**Task instructions:** Your task is to transcribe all of the data below exactly, omitting the images.

**Stored data:**
^^^^^^^^

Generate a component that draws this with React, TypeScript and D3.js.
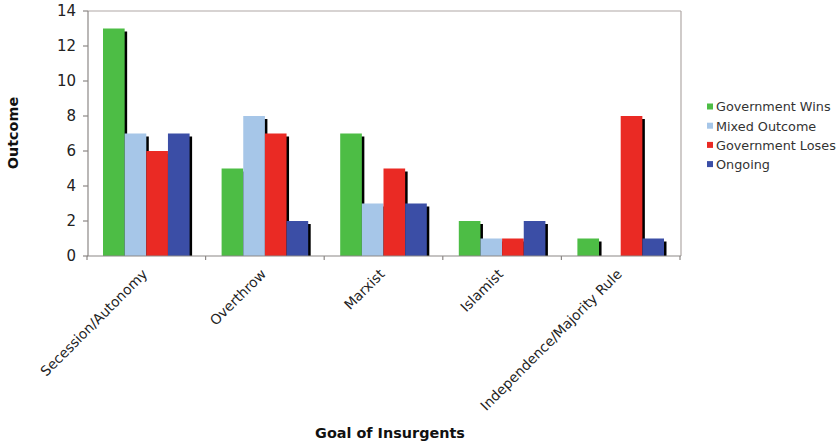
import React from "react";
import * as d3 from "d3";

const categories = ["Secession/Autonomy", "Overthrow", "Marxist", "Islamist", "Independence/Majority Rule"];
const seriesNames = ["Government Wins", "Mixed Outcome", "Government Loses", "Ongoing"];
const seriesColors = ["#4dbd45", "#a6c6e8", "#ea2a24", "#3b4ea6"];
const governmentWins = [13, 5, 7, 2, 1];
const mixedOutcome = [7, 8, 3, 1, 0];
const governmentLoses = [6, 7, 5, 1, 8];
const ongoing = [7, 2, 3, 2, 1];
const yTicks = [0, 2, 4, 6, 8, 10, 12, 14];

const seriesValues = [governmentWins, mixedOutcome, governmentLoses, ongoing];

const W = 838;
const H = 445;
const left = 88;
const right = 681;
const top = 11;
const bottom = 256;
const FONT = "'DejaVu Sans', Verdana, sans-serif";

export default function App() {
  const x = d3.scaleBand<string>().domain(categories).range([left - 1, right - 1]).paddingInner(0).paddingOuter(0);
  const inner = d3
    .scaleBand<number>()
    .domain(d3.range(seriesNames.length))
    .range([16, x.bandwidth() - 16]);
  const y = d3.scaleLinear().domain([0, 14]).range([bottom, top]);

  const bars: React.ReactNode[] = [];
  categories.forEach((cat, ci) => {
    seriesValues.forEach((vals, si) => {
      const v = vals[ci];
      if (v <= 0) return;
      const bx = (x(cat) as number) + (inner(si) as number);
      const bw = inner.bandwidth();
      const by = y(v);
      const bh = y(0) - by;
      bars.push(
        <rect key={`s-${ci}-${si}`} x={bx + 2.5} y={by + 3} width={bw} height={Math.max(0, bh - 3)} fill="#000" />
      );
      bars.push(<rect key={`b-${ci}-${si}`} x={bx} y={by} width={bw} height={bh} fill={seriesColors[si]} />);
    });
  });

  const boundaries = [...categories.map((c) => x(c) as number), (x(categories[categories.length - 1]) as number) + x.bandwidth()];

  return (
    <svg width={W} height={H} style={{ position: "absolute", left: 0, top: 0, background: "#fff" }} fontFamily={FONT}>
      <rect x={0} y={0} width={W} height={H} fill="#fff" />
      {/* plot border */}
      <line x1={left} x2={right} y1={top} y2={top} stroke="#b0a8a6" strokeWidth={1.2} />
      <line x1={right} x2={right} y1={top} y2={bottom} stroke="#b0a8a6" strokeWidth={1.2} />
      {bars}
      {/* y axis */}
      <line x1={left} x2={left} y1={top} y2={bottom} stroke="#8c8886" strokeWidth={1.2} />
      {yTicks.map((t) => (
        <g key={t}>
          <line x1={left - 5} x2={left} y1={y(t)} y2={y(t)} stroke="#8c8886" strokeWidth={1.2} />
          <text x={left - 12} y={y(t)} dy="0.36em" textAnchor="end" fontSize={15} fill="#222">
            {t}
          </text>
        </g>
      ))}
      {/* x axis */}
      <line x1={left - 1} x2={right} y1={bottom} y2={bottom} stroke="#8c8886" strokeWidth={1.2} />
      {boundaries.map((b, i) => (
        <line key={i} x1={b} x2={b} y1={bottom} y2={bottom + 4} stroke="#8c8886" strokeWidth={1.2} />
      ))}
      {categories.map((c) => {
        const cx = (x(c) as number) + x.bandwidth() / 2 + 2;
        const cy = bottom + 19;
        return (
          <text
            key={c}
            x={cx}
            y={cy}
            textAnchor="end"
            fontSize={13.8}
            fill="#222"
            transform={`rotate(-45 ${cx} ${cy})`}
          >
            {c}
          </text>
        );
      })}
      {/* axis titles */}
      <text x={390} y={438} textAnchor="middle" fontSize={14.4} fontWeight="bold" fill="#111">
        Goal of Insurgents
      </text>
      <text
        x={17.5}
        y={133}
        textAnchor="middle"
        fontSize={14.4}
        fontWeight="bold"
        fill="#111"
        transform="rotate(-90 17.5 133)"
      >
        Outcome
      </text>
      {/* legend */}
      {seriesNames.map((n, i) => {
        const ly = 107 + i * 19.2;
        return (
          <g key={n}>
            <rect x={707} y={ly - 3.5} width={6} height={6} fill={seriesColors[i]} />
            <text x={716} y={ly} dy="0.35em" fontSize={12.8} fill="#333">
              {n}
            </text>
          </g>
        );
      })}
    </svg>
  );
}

^^^^^^^^

**Exercise output:**
Generate a component that draws this with React, TypeScript and D3.js.
import React from "react";
import * as d3 from "d3";

const categories = ["Secession/Autonomy", "Overthrow", "Marxist", "Islamist", "Independence/Majority Rule"];
const seriesNames = ["Government Wins", "Mixed Outcome", "Government Loses", "Ongoing"];
const seriesColors = ["#4dbd45", "#a6c6e8", "#ea2a24", "#3b4ea6"];
const governmentWins = [13, 5, 7, 2, 1];
const mixedOutcome = [7, 8, 3, 1, 0];
const governmentLoses = [6, 7, 5, 1, 8];
const ongoing = [7, 2, 3, 2, 1];
const yTicks = [0, 2, 4, 6, 8, 10, 12, 14];

const seriesValues = [governmentWins, mixedOutcome, governmentLoses, ongoing];

const W = 838;
const H = 445;
const left = 88;
const right = 681;
const top = 11;
const bottom = 256;
const FONT = "'DejaVu Sans', Verdana, sans-serif";

export default function App() {
  const x = d3.scaleBand<string>().domain(categories).range([left - 1, right - 1]).paddingInner(0).paddingOuter(0);
  const inner = d3
    .scaleBand<number>()
    .domain(d3.range(seriesNames.length))
    .range([16, x.bandwidth() - 16]);
  const y = d3.scaleLinear().domain([0, 14]).range([bottom, top]);

  const bars: React.ReactNode[] = [];
  categories.forEach((cat, ci) => {
    seriesValues.forEach((vals, si) => {
      const v = vals[ci];
      if (v <= 0) return;
      const bx = (x(cat) as number) + (inner(si) as number);
      const bw = inner.bandwidth();
      const by = y(v);
      const bh = y(0) - by;
      bars.push(
        <rect key={`s-${ci}-${si}`} x={bx + 2.5} y={by + 3} width={bw} height={Math.max(0, bh - 3)} fill="#000" />
      );
      bars.push(<rect key={`b-${ci}-${si}`} x={bx} y={by} width={bw} height={bh} fill={seriesColors[si]} />);
    });
  });

  const boundaries = [...categories.map((c) => x(c) as number), (x(categories[categories.length - 1]) as number) + x.bandwidth()];

  return (
    <svg width={W} height={H} style={{ position: "absolute", left: 0, top: 0, background: "#fff" }} fontFamily={FONT}>
      <rect x={0} y={0} width={W} height={H} fill="#fff" />
      {/* plot border */}
      <line x1={left} x2={right} y1={top} y2={top} stroke="#b0a8a6" strokeWidth={1.2} />
      <line x1={right} x2={right} y1={top} y2={bottom} stroke="#b0a8a6" strokeWidth={1.2} />
      {bars}
      {/* y axis */}
      <line x1={left} x2={left} y1={top} y2={bottom} stroke="#8c8886" strokeWidth={1.2} />
      {yTicks.map((t) => (
        <g key={t}>
          <line x1={left - 5} x2={left} y1={y(t)} y2={y(t)} stroke="#8c8886" strokeWidth={1.2} />
          <text x={left - 12} y={y(t)} dy="0.36em" textAnchor="end" fontSize={15} fill="#222">
            {t}
          </text>
        </g>
      ))}
      {/* x axis */}
      <line x1={left - 1} x2={right} y1={bottom} y2={bottom} stroke="#8c8886" strokeWidth={1.2} />
      {boundaries.map((b, i) => (
        <line key={i} x1={b} x2={b} y1={bottom} y2={bottom + 4} stroke="#8c8886" strokeWidth={1.2} />
      ))}
      {categories.map((c) => {
        const cx = (x(c) as number) + x.bandwidth() / 2 + 2;
        const cy = bottom + 19;
        return (
          <text
            key={c}
            x={cx}
            y={cy}
            textAnchor="end"
            fontSize={13.8}
            fill="#222"
            transform={`rotate(-45 ${cx} ${cy})`}
          >
            {c}
          </text>
        );
      })}
      {/* axis titles */}
      <text x={390} y={438} textAnchor="middle" fontSize={14.4} fontWeight="bold" fill="#111">
        Goal of Insurgents
      </text>
      <text
        x={17.5}
        y={133}
        textAnchor="middle"
        fontSize={14.4}
        fontWeight="bold"
        fill="#111"
        transform="rotate(-90 17.5 133)"
      >
        Outcome
      </text>
      {/* legend */}
      {seriesNames.map((n, i) => {
        const ly = 107 + i * 19.2;
        return (
          <g key={n}>
            <rect x={707} y={ly - 3.5} width={6} height={6} fill={seriesColors[i]} />
            <text x={716} y={ly} dy="0.35em" fontSize={12.8} fill="#333">
              {n}
            </text>
          </g>
        );
      })}
    </svg>
  );
}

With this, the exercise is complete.